A produtividade será maior
Sim, produziremos mais bens e serviços com menos trabalho humano. A robótica, a inteligência artificial, a nanotecnologia substituirão muitos postos de trabalho. Nos países avançados, 25% dos trabalhadores serão operários, 25% serão empregados e metade fará trabalhos criativos. É uma grande transformação.
O que significa isso na prática?
Menos trabalho. Na Itália, há 100 anos, trabalhávamos dez horas por dia, seis dias por semana. Hoje trabalhamos oito horas por dia, cinco dias na semana. Na França, trabalham 35 horas semanais. Na Alemanha, são 32 horas. Cerca de 60% das vagas atuais deixarão de existir. Os criativos, porém, vão trabalhar todo o tempo, em modo pós-moderno. Os operários de indústrias serão sempre menos capazes de barganhar porque a concorrência das máquinas será muito forte. O trabalho para o operário e o empregado será sempre ligado aos computadores e robôs e, dos criativos, relacionado à inteligência artificial.
Com menos vagas e pessoas trabalhando, quem pagará pensões e aposentadorias?
Teremos mais riqueza. Hoje, quem trabalha paga pelo que recebem os pensionistas e aposentados. No futuro, como os trabalhadores serão sempre menos e a riqueza produzida será sempre maior, o recolhimento deverá ser feito sobre a base da riqueza e não dos trabalhadores. É uma revolução. Haverá menos trabalhadores, mas produzirão muito mais riqueza.
As empresas vão abrir mão de seus ganhos?
Atualmente, quanto mais se aumentam os ganhos de produtividade com a tecnologia, mais cresce a riqueza dos empreendedores. Isso não pode continuar ao infinito. Neste momento, está se criando uma divisão injusta na riqueza. Oito pessoas têm metade da riqueza da humanidade porque se apropriaram dos ganhos gerados pelas máquinas e trabalhadores que estão à frente delas. Deverá ser taxada a riqueza e não o trabalhador.
O trabalho continuará sendo o sentido da vida?
No plano histórico, isso mudou muito. Na época da Grécia e da Roma antiga, no Renascimento, o trabalho era uma atividade vergonhosa, só feito pelos escravos. As pessoas nobres, aristocráticas, livres, os instruídos, não trabalhavam. Se ocupavam da gestão das cidades, da guerra, da literatura, da filosofia. O trabalho, só faziam os escravos. Essa atividade se tornou importante na vida do homem, nos últimos 200 anos.

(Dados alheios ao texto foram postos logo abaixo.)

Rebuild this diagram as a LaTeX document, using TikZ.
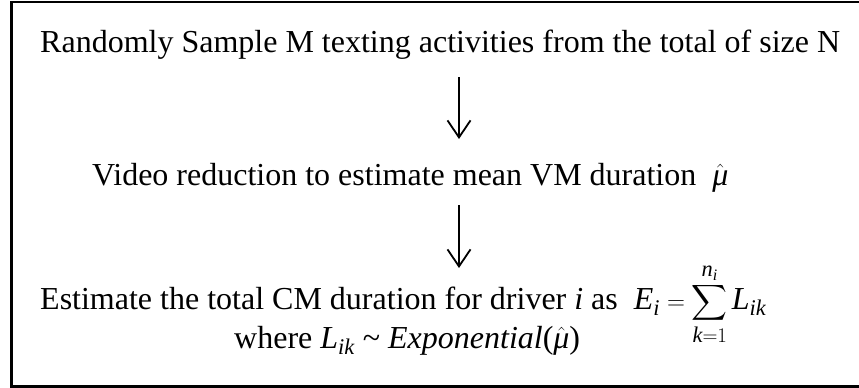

Com a chegada da sociedade industrial, foi dado ao trabalho uma importância central, que antes não havia. Nesse período, o ser humano foi tratado como máquina. O trabalho é considerado elemento que liberta, como está escrito no campo de concentração de Dachau. Porém, o que liberta é o trabalho criativo. O do operário, do empregado, é escravo. Agora, esse tipo de trabalho pode ser relegado aos robôs, às máquinas e à inteligência artificial.

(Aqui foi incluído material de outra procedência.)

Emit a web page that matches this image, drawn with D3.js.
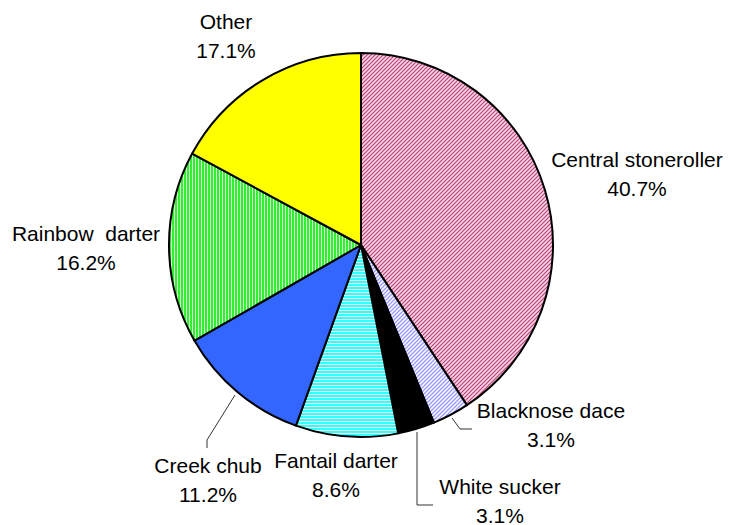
<!DOCTYPE html>
<html>
<head>
<meta charset="utf-8">
<script src="https://cdn.jsdelivr.net/npm/d3@7"></script>
<style>
  html, body { margin: 0; padding: 0; background: #fff; }
  svg text { font-family: "Liberation Sans", Arial, sans-serif; font-size: 21px; fill: #000; }
</style>
</head>
<body>
<svg id="chart" width="730" height="525"></svg>
<script>
// Species composition of the catch (percent of individuals)
const species = ["Central stoneroller", "Blacknose dace", "White sucker", "Fantail darter", "Creek chub", "Rainbow darter", "Other"];
const percents = [40.7, 3.1, 3.1, 8.6, 11.2, 16.2, 17.1];
const labelNames = ["Central stoneroller", "Blacknose dace", "White sucker", "Fantail darter", "Creek chub", "Rainbow  darter", "Other"];

// Label placement (centre x, first baseline y) and leader lines, per slice
const labelPos = [[637, 167], [551, 418], [500, 494], [336, 468], [208, 473], [86, 241], [226, 29]];
const leaders = [null, [[452, 418], [460, 429], [472, 429]], [[417, 432], [417, 505], [433, 505]], null, [[235, 395], [207, 440], [207, 448]], null, null];

const svg = d3.select("#chart");
const defs = svg.append("defs");

// Fill patterns
function pat(id, w, h, bg, draw) {
  const p = defs.append("pattern").attr("id", id).attr("patternUnits", "userSpaceOnUse")
    .attr("width", w).attr("height", h);
  p.append("rect").attr("width", w).attr("height", h).attr("fill", bg);
  draw(p);
}
pat("p-stone", 4, 4, "#fad4e4", p => {
  p.append("path").attr("d", "M0,4 L4,0 M-1,1 L1,-1 M3,5 L5,3").attr("stroke", "#b8437a").attr("stroke-width", 1.2);
});
pat("p-dace", 4, 4, "#ffffff", p => {
  p.append("path").attr("d", "M0,4 L4,0 M-1,1 L1,-1 M3,5 L5,3").attr("stroke", "#9a9aff").attr("stroke-width", 1.4);
});
pat("p-fantail", 3, 3, "#e8ffff", p => {
  p.append("rect").attr("width", 3).attr("height", 2).attr("fill", "#33ffff");
});
pat("p-rainbow", 3, 3, "#d0ffd0", p => {
  p.append("rect").attr("width", 2).attr("height", 3).attr("fill", "#33ee33");
});

const fills = ["url(#p-stone)", "url(#p-dace)", "#000000", "url(#p-fantail)", "#3366ff", "url(#p-rainbow)", "#ffff00"];

const cx = 361, cy = 245, r = 192;
const pie = d3.pie().sort(null).value(d => d);
const arc = d3.arc().innerRadius(0).outerRadius(r);
const arcs = pie(percents);

const g = svg.append("g").attr("transform", `translate(${cx},${cy})`);
g.selectAll("path.slice").data(arcs).join("path")
  .attr("class", "slice")
  .attr("d", arc)
  .attr("fill", (d, i) => fills[i])
  .attr("stroke", "#000")
  .attr("stroke-width", 2)
  .attr("stroke-linejoin", "round");

// Leader lines
const line = d3.line();
svg.selectAll("path.leader").data(leaders.filter(l => l)).join("path")
  .attr("class", "leader")
  .attr("d", line)
  .attr("fill", "none")
  .attr("stroke", "#333")
  .attr("stroke-width", 1);

// Labels: name on first line, percentage below
const labels = svg.selectAll("g.label").data(arcs).join("g").attr("class", "label");
labels.append("text")
  .attr("x", (d, i) => labelPos[i][0])
  .attr("y", (d, i) => labelPos[i][1])
  .attr("text-anchor", "middle")
  .style("white-space", "pre")
  .text((d, i) => labelNames[i]);
labels.append("text")
  .attr("x", (d, i) => labelPos[i][0])
  .attr("y", (d, i) => labelPos[i][1] + 29)
  .attr("text-anchor", "middle")
  .text(d => d.data.toFixed(1) + "%");
</script>
</body>
</html>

Cada grego livre tinha oito escravos. Hoje, uma casa moderna, com suas lavadoras de roupa, de louça e outros equipamentos, tem o equivalente a 33 escravos. Já temos a possibilidade de viver como os gregos livres, se a riqueza fosse distribuída igualmente. No Brasil, o PIB per capita é de US$ 9 mil. Se cada brasileiro tivesse US$ 9 mil, o país seria feliz. Mas alguns têm riqueza de milhões de dólares e outros não tem nada. O problema moderno, atual, da sociedade ocidental, não é a produção da riqueza, mas sua distribuição.